Worthington argued strongly for O’Brien based on the recommendations of people who know him.
“If you go with Robert, you have to know you are taking a flyer,” Worthington said. “There is always a big chance you take when you take people from other parts of the county and put them in Truro.”
Wood said he gets that New Englanders may be a little wary of a guy from Texas. His last job, in Bastrop, ended, he said, with a mutual understanding that he was not the right fit for a permanent position there. One reason, he said, was that he differed from the more conservative members of the county on social issues.

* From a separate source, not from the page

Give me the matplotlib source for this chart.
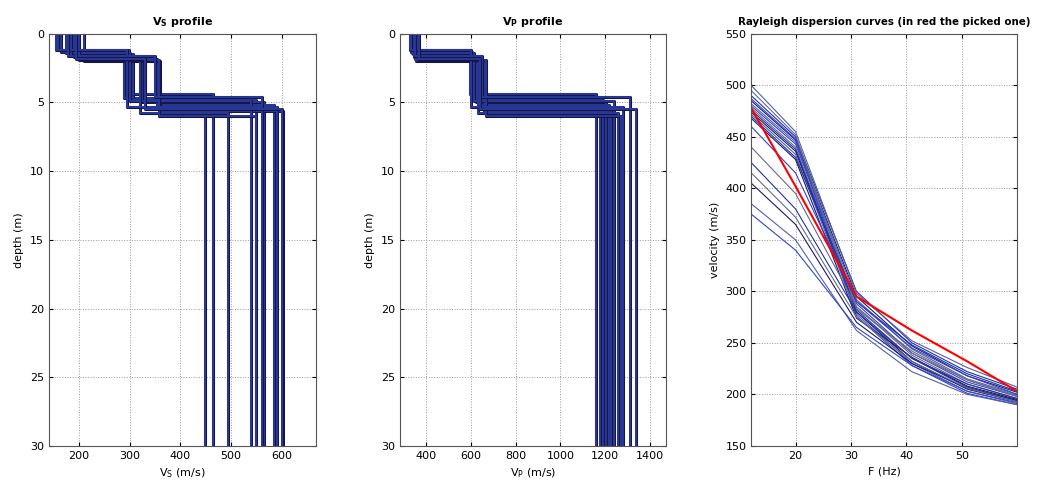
import numpy as np
import matplotlib.pyplot as plt

plt.rcParams['mathtext.default'] = 'regular'

# Layered models: interface depths (m) and velocities (m/s)
z1 = [1.2, 1.3, 1.5, 1.7, 1.8, 2.0, 1.4, 1.6, 1.9, 1.2, 1.6, 1.8]
z2 = [4.4, 4.7, 4.8, 5.0, 5.2, 5.6, 4.9, 5.8, 6.0, 5.3, 4.6, 5.5]
vs1 = [155, 165, 180, 190, 200, 210, 175, 185, 200, 160, 178, 195]
vs2 = [298, 290, 306, 325, 355, 360, 300, 320, 358, 295, 350, 330]
vs3 = [465, 448, 550, 564, 584, 602, 539, 493, 550, 590, 560, 600]
vp1 = [330, 335, 340, 345, 350, 355, 338, 348, 362, 332, 352, 368]
vp2 = [598, 605, 612, 625, 640, 660, 615, 630, 668, 600, 650, 640]
vp3 = [1160, 1175, 1190, 1205, 1215, 1225, 1240, 1255, 1270, 1280, 1310, 1335]
max_depth = 30

# Rayleigh dispersion curves
freq = [12, 20, 31, 41, 51, 60]
curves = [
    [490, 450, 300, 250, 222, 205],
    [485, 447, 295, 247, 218, 202],
    [482, 445, 292, 244, 215, 200],
    [480, 443, 288, 240, 212, 198],
    [478, 440, 285, 238, 210, 196],
    [476, 438, 282, 235, 207, 194],
    [474, 436, 280, 232, 205, 193],
    [472, 433, 278, 230, 203, 191],
    [487, 448, 276, 228, 201, 190],
    [495, 452, 283, 242, 214, 199],
    [470, 430, 290, 248, 220, 203],
    [468, 428, 274, 236, 208, 195],
    [500, 455, 298, 252, 226, 207],
    [460, 415, 290, 245, 218, 200],
    [440, 395, 285, 240, 214, 198],
    [425, 380, 280, 235, 210, 196],
    [405, 365, 270, 230, 206, 194],
    [385, 350, 262, 222, 200, 190],
    [375, 340, 265, 228, 203, 192],
    [415, 372, 275, 232, 206, 193],
]
picked = [478, 402, 295, 262, 232, 203]

curve_colors = ['#2233aa', '#1a1a6e', '#5560a0', '#3344cc', '#6a6a8a']
prof_color = '#2b3b9c'

fig = plt.figure(figsize=(10.39, 4.90), dpi=100)
ax1 = fig.add_axes([0.047, 0.090, 0.257, 0.841])
ax2 = fig.add_axes([0.385, 0.090, 0.256, 0.841])
ax3 = fig.add_axes([0.723, 0.090, 0.256, 0.841])


def step_profile(ax, v1, v2, v3):
    for i in range(len(z1)):
        d = [0, z1[i], z1[i], z2[i], z2[i], max_depth]
        v = [v1[i], v1[i], v2[i], v2[i], v3[i], v3[i]]
        ax.plot(v, d, color='#15154a', lw=2.2)
        ax.plot(v, d, color=prof_color, lw=1.3)


step_profile(ax1, vs1, vs2, vs3)
step_profile(ax2, vp1, vp2, vp3)

for i, c in enumerate(curves):
    ax3.plot(freq, c, color=curve_colors[i % len(curve_colors)], lw=0.8)
ax3.plot(freq, picked, color='red', lw=1.5)

for ax in (ax1, ax2):
    ax.set_ylim(max_depth, 0)
    ax.set_yticks([0, 5, 10, 15, 20, 25, 30])
    ax.set_ylabel('depth (m)', fontsize=8)

ax1.set_xlim(141, 667)
ax1.set_xticks([200, 300, 400, 500, 600])
ax1.set_xlabel('V$_S$ (m/s)', fontsize=8)
ax1.set_title('V$_S$ profile', fontsize=8, fontweight='bold')

ax2.set_xlim(284, 1471)
ax2.set_xticks([400, 600, 800, 1000, 1200, 1400])
ax2.set_xlabel('V$_P$ (m/s)', fontsize=8)
ax2.set_title('V$_P$ profile', fontsize=8, fontweight='bold')

ax3.set_xlim(12, 60)
ax3.set_ylim(150, 550)
ax3.set_xticks([20, 30, 40, 50])
ax3.set_yticks([150, 200, 250, 300, 350, 400, 450, 500, 550])
ax3.set_xlabel('F (Hz)', fontsize=8)
ax3.set_ylabel('velocity (m/s)', fontsize=8)
ax3.set_title('Rayleigh dispersion curves (in red the picked one)', fontsize=7.4, fontweight='bold')

for ax in (ax1, ax2, ax3):
    ax.grid(True, linestyle=':', color='#999999', lw=0.7)
    ax.tick_params(direction='in', top=True, right=True, labelsize=8, length=3)
    for s in ax.spines.values():
        s.set_color('#555555')

fig.savefig('out.png', dpi=100)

In Texas, as in Truro, a city manager is appointed to be the chief administrator of the municipality, and Wood said he leaves the politics to the elected mayor and city councilors. But when an argument to remove Confederate statues broke out in Bastrop, he saw it as a social issue with implications for the town’s future.
On July 9, the Austin American-Statesman mentioned Wood in coverage of an emotional hearing on the issue.
“Speaking on his own behalf,” the newspaper reported, “Wood said that characterizing the Confederate secession and Civil War as an issue over states’ rights and casting slavery as a secondary or irrelevant factor is delusional.”
Wood stated at the hearing that he got an email from a man looking to relocate to Bastrop, but when the man learned of the Confederate monuments in the city, “he nixed Bastrop from his list,” the American-Statesman reported.
Wood is then quoted: “Even if you don’t have a problem with the symbolism that goes with the two monuments, which is racism and slavery, think about the impact that it has on the community and what it says about the community of Bastrop.”
When interviewed Tuesday by the Independent, Wood was touring Truro for the first time ever. He had accepted the job sight unseen following Zoom interviews.
“It’s incredibly beautiful,” Wood said.
Wood, who has two children in college, said he plans to get settled in Truro or a nearby town before the Sept. 15 annual town meeting. Wood’s start date won’t be set until his contract is finalized, but he expects to be on the job before the meeting, working alongside Palmer, who plans to stay on until the end of that month.